**Work to be completed:**
Take the lines from the head of the listing through the one bearing "import plotly.graph_objects as go" and copy them exactly, leaving every picture out.

**Records supplied:**
++++++++
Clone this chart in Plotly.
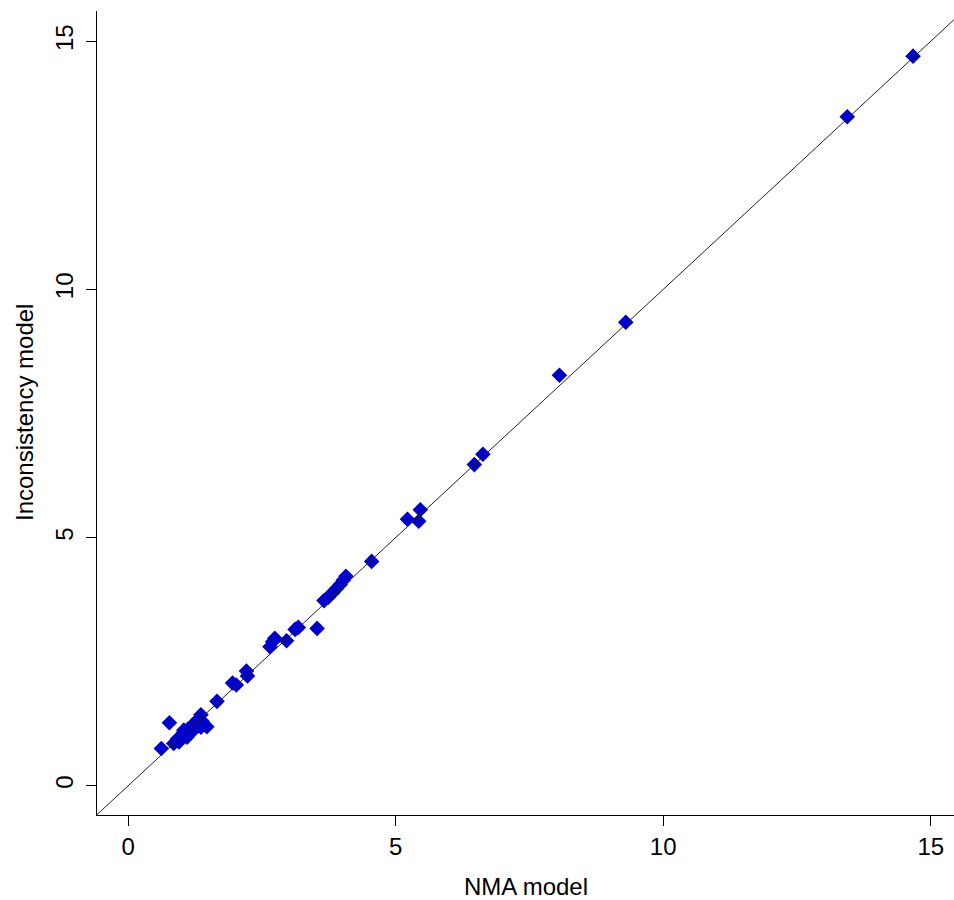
import plotly.graph_objects as go

# Values
nma_model = [14.67, 13.44, 9.30, 8.06, 6.63, 6.47,
             5.46, 5.43, 5.22, 4.55,
             3.66, 3.74, 3.82, 3.89, 3.96, 4.02, 4.07,
             3.53, 3.12, 3.18, 2.96, 2.74, 2.70, 2.65,
             2.21, 2.23, 1.95, 2.02, 1.66,
             0.77, 0.62, 1.47, 1.36, 0.85, 0.92, 0.98, 1.03, 1.08, 1.12,
             1.16, 1.20, 1.25, 1.30, 1.36, 1.38, 1.10, 1.22, 1.04, 0.95]
inconsistency_model = [14.70, 13.48, 9.34, 8.27, 6.68, 6.47,
                       5.56, 5.33, 5.37, 4.52,
                       3.73, 3.80, 3.89, 3.97, 4.05, 4.14, 4.22,
                       3.17, 3.15, 3.19, 2.92, 2.97, 2.90, 2.80,
                       2.31, 2.21, 2.07, 2.03, 1.70,
                       1.27, 0.75, 1.19, 1.18, 0.85, 0.94, 0.98, 1.06, 1.04, 1.14,
                       1.10, 1.22, 1.26, 1.33, 1.43, 1.30, 0.98, 1.12, 1.12, 0.88]
tick_vals = [0, 5, 10, 15]
tick_text = ["0", "5", "10", "15"]
x_title = "NMA model"
y_title = "Inconsistency model"

x_range = [-0.583, 15.435]
y_range = [-0.59, 15.61]

FONT = "Liberation Sans, Arial, sans-serif"

fig = go.Figure()
fig.add_trace(go.Scatter(
    x=nma_model, y=inconsistency_model, mode="markers",
    marker=dict(symbol="diamond", size=12, color="#0000CD",
                line=dict(width=0)),
    showlegend=False, hoverinfo="x+y"))

# identity reference line (abline 0,1) spanning the axis range
lo = min(x_range[0], y_range[0])
hi = max(x_range[1], y_range[1]) + 1
fig.add_trace(go.Scatter(
    x=[lo, hi], y=[lo, hi], mode="lines",
    line=dict(color="#222222", width=1),
    showlegend=False, hoverinfo="skip"))

axis_common = dict(
    showgrid=False, zeroline=False, showline=True, linecolor="black",
    linewidth=1, ticks="outside", ticklen=10, tickwidth=1, tickcolor="black",
    tickvals=tick_vals, ticktext=tick_text,
    tickfont=dict(family=FONT, size=24, color="black"),
    mirror=False, automargin=False,
)

fig.update_layout(
    width=954, height=900,
    margin=dict(l=97, r=0, t=11, b=85),
    plot_bgcolor="white", paper_bgcolor="white",
    xaxis=dict(range=x_range, **axis_common),
    yaxis=dict(range=y_range, tickangle=-90, ticklabelstandoff=3,
               **axis_common),
    annotations=[
        dict(text=x_title, xref="paper", yref="paper", x=0.5, y=0,
             xanchor="center", yanchor="top", yshift=-56, showarrow=False,
             font=dict(family=FONT, size=24, color="black")),
        dict(text=y_title, xref="paper", yref="paper", x=0, y=0.5,
             xanchor="center", yanchor="middle", xshift=-73, textangle=-90,
             showarrow=False,
             font=dict(family=FONT, size=24, color="black")),
    ],
)

fig.write_html(
    "out.html",
    config={"displayModeBar": False},
    post_script="document.body.style.margin='0';document.body.style.overflow='hidden';",
)
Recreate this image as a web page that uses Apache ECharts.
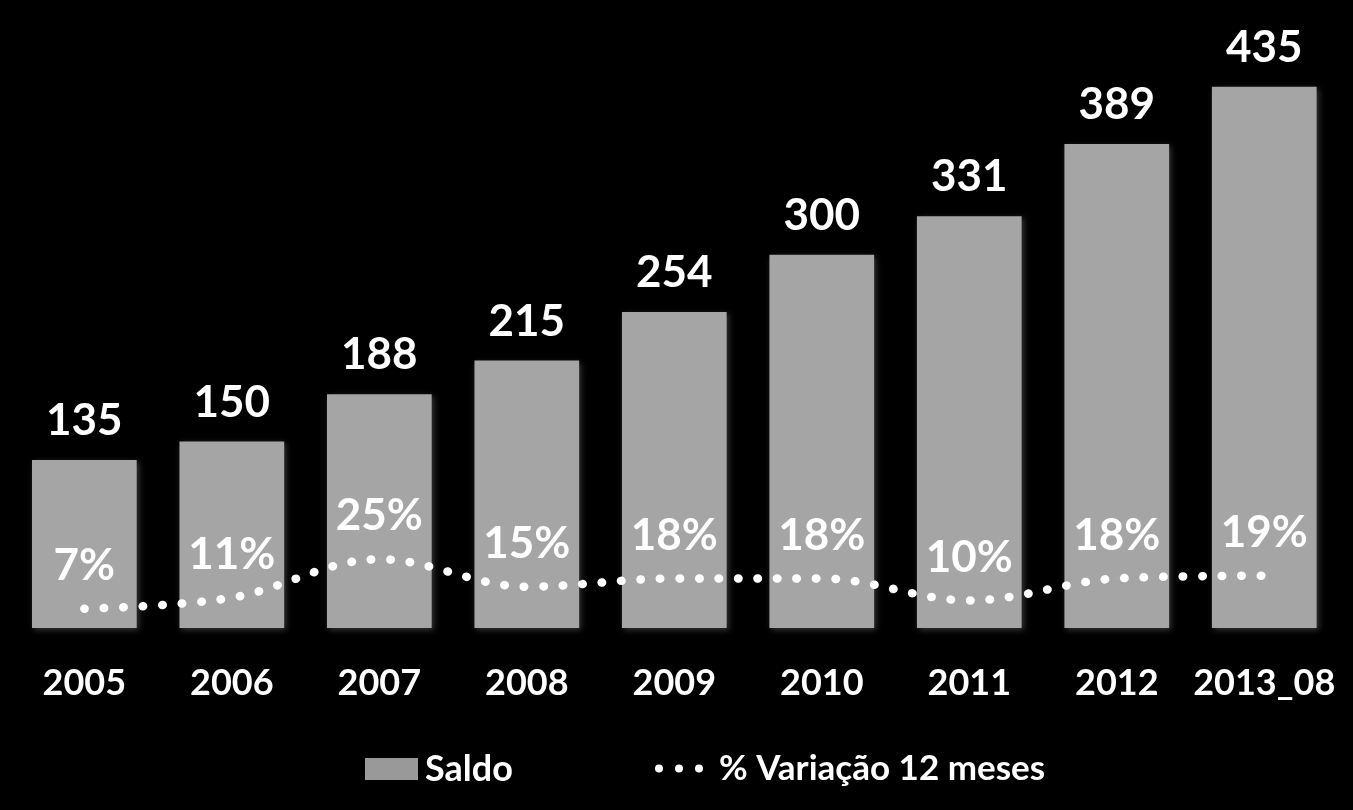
<!DOCTYPE html>
<html>
<head>
<meta charset="utf-8">
<script src="https://cdn.jsdelivr.net/npm/echarts@6/dist/echarts.min.js"></script>
<style>
html,body{margin:0;padding:0;background:#000;}
#chart{width:1353px;height:810px;}
</style>
</head>
<body>
<div id="chart"></div>
<script>
const categories = ['2005','2006','2007','2008','2009','2010','2011','2012','2013_08'];
const saldo = [135,150,188,215,254,300,331,389,435];
const variacao = [7,11,25,15,18,18,10,18,19];
const seriesNames = ['Saldo','% Variação 12 meses'];

const FONT = 'Lato, "Open Sans", sans-serif';
const chart = echarts.init(document.getElementById('chart'));
chart.setOption({
  backgroundColor: '#000',
  animation: false,
  textStyle: {fontFamily: FONT},
  grid: {left: 10.6, right: 15, top: 6, bottom: 182},
  legend: [
    {
      data: [{name: seriesNames[0], itemStyle: {color: '#999999'}}],
      left: 365, top: 751, padding: 0,
      itemWidth: 53, itemHeight: 22, itemGap: 4,
      icon: 'rect',
      textStyle: {color: '#fff', fontSize: 36, fontWeight: 'bold', fontFamily: FONT, padding: [0,0,0,2]}
    },
    {
      data: [{name: seriesNames[1], icon: 'path://M0,4a4,4 0 1,0 8,0a4,4 0 1,0 -8,0M20,4a4,4 0 1,0 8,0a4,4 0 1,0 -8,0M40,4a4,4 0 1,0 8,0a4,4 0 1,0 -8,0'}],
      left: 655, top: 751, padding: 0,
      itemWidth: 48, itemHeight: 8, itemGap: 6,
      textStyle: {color: '#fff', fontSize: 35, fontWeight: 'bold', fontFamily: FONT, padding: [0,0,0,11]}
    }
  ],
  xAxis: {
    type: 'category',
    data: categories,
    axisLine: {show: false},
    axisTick: {show: false},
    axisLabel: {interval: 0, color: '#fff', fontSize: 36, fontWeight: 'bold', fontFamily: FONT, margin: 37}
  },
  yAxis: [
    {type: 'value', min: 0, max: 500, show: false, splitLine: {show: false}},
    {type: 'value', min: 0, max: 226, show: false, splitLine: {show: false}}
  ],
  series: [
    {
      name: seriesNames[0],
      type: 'bar',
      data: saldo,
      barWidth: '71%',
      itemStyle: {color: '#a5a5a5', shadowColor: 'rgba(90,90,90,0.6)', shadowBlur: 6, shadowOffsetX: 2, shadowOffsetY: 2},
      label: {show: true, position: 'top', distance: 17, color: '#fff', fontSize: 44, fontWeight: 'bold', fontFamily: FONT}
    },
    {
      name: seriesNames[1],
      type: 'line',
      yAxisIndex: 1,
      data: variacao,
      smooth: 0.35,
      showSymbol: true,
      symbolSize: 0.1,
      itemStyle: {color: '#fff'},
      lineStyle: {color: '#fff', width: 8.5, type: [0.5, 19], cap: 'round'},
      label: {show: true, position: 'top', distance: 20, color: '#fff', fontSize: 44, fontWeight: 'bold', fontFamily: FONT, formatter: '{c}%'},
      z: 5
    }
  ]
});
</script>
</body>
</html>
++++++++
**Final result:**
Clone this chart in Plotly.
import plotly.graph_objects as go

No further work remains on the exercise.